By Erin Ryan, Charlotte Observer
Even in February, there’s a lot happening in the community garden at Central United Methodist church in east Charlotte.
A few of the 24 plots still have winter vegetables to harvest. Gardeners are building pea trellises and clearing the ground to start planting early crops.
Langston Denny, a prayer leader at the church, is building a new compost bin. He’s arranged for a local restaurant to give him its lettuce, coffee grounds and eggshells that would otherwise go to waste.
Central United is part of a growing movement among faith groups – in Charlotte and around the nation – that embrace environmental conservation as a way to care for God’s creation and for neighbors in need.
Denny, a plumber and an irrigation contractor, came up with the idea and did much of the labor. He even built an irrigation system. The church planted last spring on an area next to the parking lot full of clay, rocks and asphalt chunks.
Church volunteers cleared the debris, mulched the beds with material recycled from tree trimmings, and used cisterns to collect rainwater.
Most of the 125 active members got involved. They gave much of the harvest to families at Albemarle Road Elementary School.
“There was a real conscious effort to try to find material that would otherwise end up in a landfill … and regenerate that into the means for growing vegetables,” says church member Karen Carpenter. “A big part of our effort, too, was trying to get locally grown produce into the hands of east Charlotte.”
The church was one of four winners of the 2011 “Cool Congregations Challenge” sponsored by Interfaith Power & Light, a nationwide nonprofit seeking faith communities to combat global warming.
Some 550 congregations in 44 states and the District of Columbia took part. Central United Methodist won in the category of sustainable grounds and water conservation.
Interfaith Power & Light was founded in San Francisco in 1998 by Episcopal priest Sally Bingham. The movement soon spread beyond its California and Episcopal roots, and now counts affiliates in 38 states and the Washington, D.C., area. It works with more than 10,000 congregations in all major religions and participates in global initiatives to combat climate change.
“All major faith traditions carry with them a very strong core theology of caring for creation,” says Kathy Shea, co-director of the N.C. chapter of Interfaith Power & Light in Raleigh.
“There’s a … moral responsibility to honor the creation as well as the creator. And in North Carolina we feel a growing buzz of congregations really looking for concrete ways to do that.”
Shea has asked Carpenter to share Central United’s garden success story at the N.C. Council of Churches biannual conference on April 19, which will focus on food.
Meanwhile, Myers Park Baptist was one of 50 other faith communities recognized in the Interfaith Power & Light competition.
The church installed solar panels on the flat roof of its family life center in October after receiving a state energy grant.
In 2007, the Carolinas Clean Air Coalition recognized their Earthkeepers program for its work in spirituality and ecology.

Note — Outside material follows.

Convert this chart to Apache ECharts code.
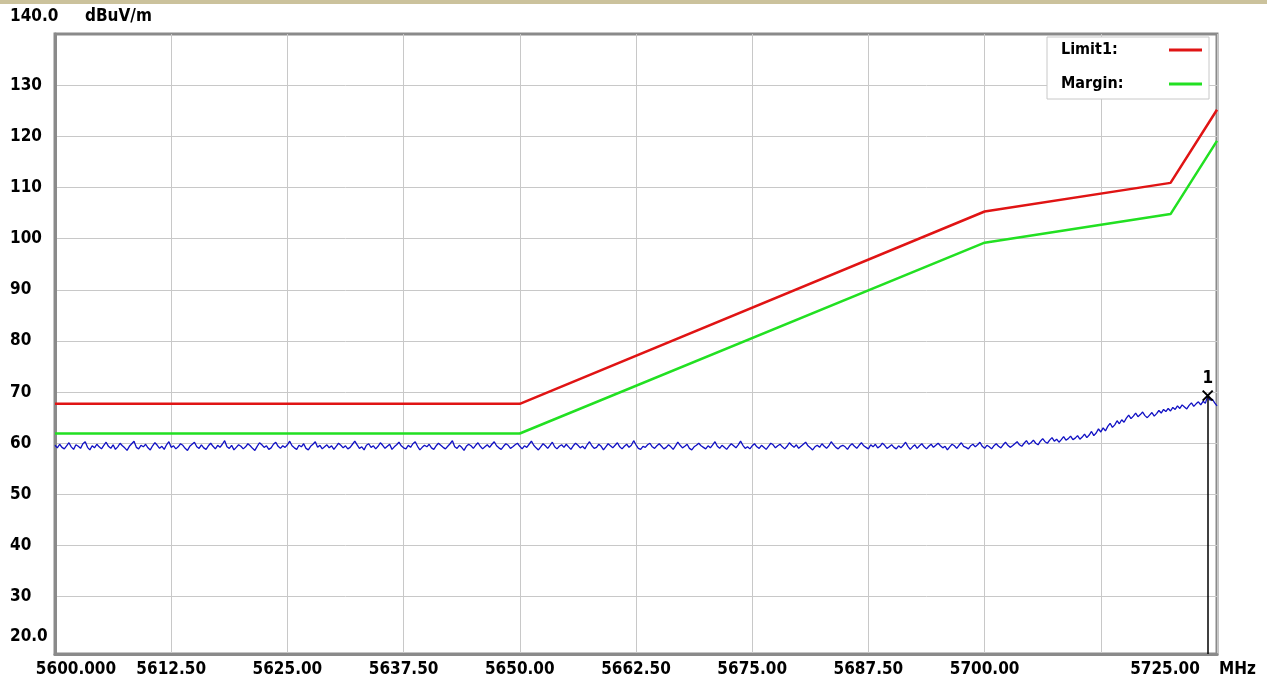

“Our Earthkeepers have a problem with the fact that most of our electricity comes from coal-fired power plants and mountaintop removal,” says Bob Thomason, a deacon in the church and a member of Earthkeepers. Though the solar panels do not cover all its electricity usage, Myers Park Baptist has accomplished its main goal – to make a statement that there is a better way to get energy, Thomason says.
Shea says she’s seen a shift among Christians toward making this world a better place. And all over Charlotte, faith communities are listening to that message. Several have community gardens, including Park Road Baptist Church. At St. Andrew’s Episcopal on Central Avenue, nearby refugees from Bhutan, Nepal and other countries work many of the garden plots. Both churches give produce to their food pantries to help the needy.